Avoid x = 0 for participants. The intercept is the secret, so participant shares must use non-zero coordinates.
Plan for rotation. After recovery, assume some shares were exposed during the process. Generate a fresh secret or at least a fresh sharing of the secret, depending on the system’s architecture.
Make the encoding boring. Human recovery flows need short chunks, error detection, clear ordering, and copy-paste safety. Cryptographic elegance will not save a design that users cannot transcribe.
Where It Fits
Shamir Secret Sharing is a strong fit for:
- End-to-end encrypted account recovery
- Hardware wallet backup schemes
- Organization break-glass credentials
- Offline archival keys
- Multi-party administrative controls
- Escrow systems where no single custodian should have unilateral power
It is not a replacement for authorization, audit logging, hardware security modules, or key rotation. It answers one specific question: how can a secret be recoverable only when enough independent shares come together?

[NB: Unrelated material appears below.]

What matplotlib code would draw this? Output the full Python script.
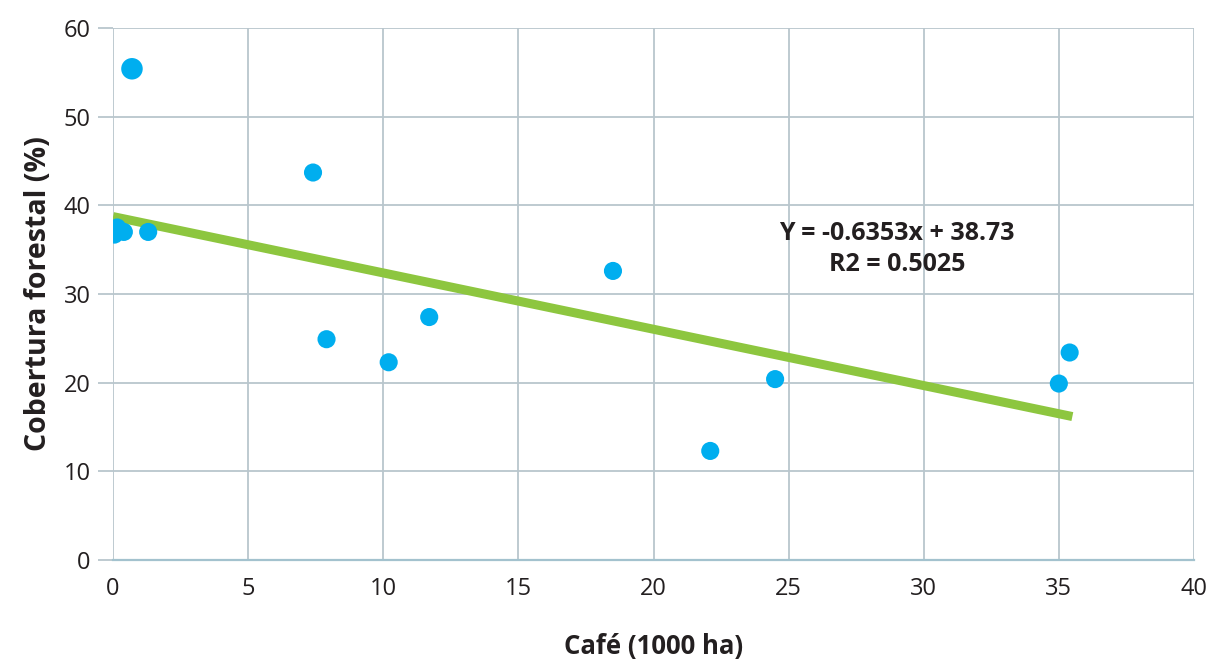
import matplotlib.pyplot as plt
import numpy as np

# Café area (1000 ha) vs forest cover (%)
cafe = [0.7, 0.05, 0.15, 0.4, 1.3, 7.4, 7.9, 10.2, 11.7, 18.5, 22.1, 24.5, 35.0, 35.4]
cobertura = [55.4, 36.7, 37.5, 37.0, 37.0, 43.7, 24.9, 22.3, 27.4, 32.6, 12.3, 20.4, 19.9, 23.4]
slope = -0.6353
intercept = 38.73
x_ticks = [0, 5, 10, 15, 20, 25, 30, 35, 40]
y_ticks = [0, 10, 20, 30, 40, 50, 60]

plt.rcParams['font.family'] = ['Open Sans', 'DejaVu Sans']

fig = plt.figure(figsize=(12.13, 6.62), dpi=100)
ax = fig.add_axes([0.0932, 0.1541, 0.8911, 0.8036])

grid_col = '#b9c6cd'
ax.set_xlim(0, 40)
ax.set_ylim(0, 60)
ax.set_xticks(x_ticks)
ax.set_yticks(y_ticks)
ax.grid(True, color=grid_col, linewidth=1.3)
ax.set_axisbelow(True)
for s in ['top', 'right', 'left']:
    ax.spines[s].set_visible(False)
ax.spines['bottom'].set_color('#a3c2ce')
ax.spines['bottom'].set_linewidth(1.6)
ax.tick_params(axis='y', length=11, color=grid_col, width=1.3, labelsize=17, labelcolor='#231f20', pad=5)
ax.tick_params(axis='x', length=0, labelsize=17, labelcolor='#231f20', pad=12)

xs = np.array([0, 35.5])
ax.plot(xs, intercept + slope * xs, color='#8dc63f', linewidth=6.5, solid_capstyle='butt', zorder=2)

sizes = [240] + [170] * (len(cafe) - 1)
ax.scatter(cafe, cobertura, s=sizes, color='#00aeef', edgecolors='none', zorder=3)

ax.text(29.0, 35.1, 'Y = -0.6353x + 38.73\nR2 = 0.5025', ha='center', va='center',
        fontsize=18, fontweight='bold', color='#231f20', linespacing=1.3)

ax.set_xlabel('Café (1000 ha)', fontsize=18.5, fontweight='bold', color='#231f20', labelpad=23)
ax.set_ylabel('Cobertura forestal (%)', fontsize=20.5, fontweight='bold', color='#231f20', labelpad=8)

plt.savefig('out.png', dpi=100)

That narrowness is a strength. A well-scoped primitive is easier to reason about than a vague “secure backup” story.
The Real Lesson
The power of Shamir’s Secret Sharing is that it separates possession from control.
Each participant can possess something real without possessing the secret. The system can tolerate loss without creating a pile of full-power backups. Recovery becomes a threshold event instead of a single person’s burden.
That is why the idea keeps resurfacing decades after Adi Shamir published it in 1979. The math is compact, but the product lesson is larger: a recovery design should make compromise harder without making loss permanent.
Most systems get one side of that trade-off wrong. Secret sharing gives engineers a clean way to start getting both sides right.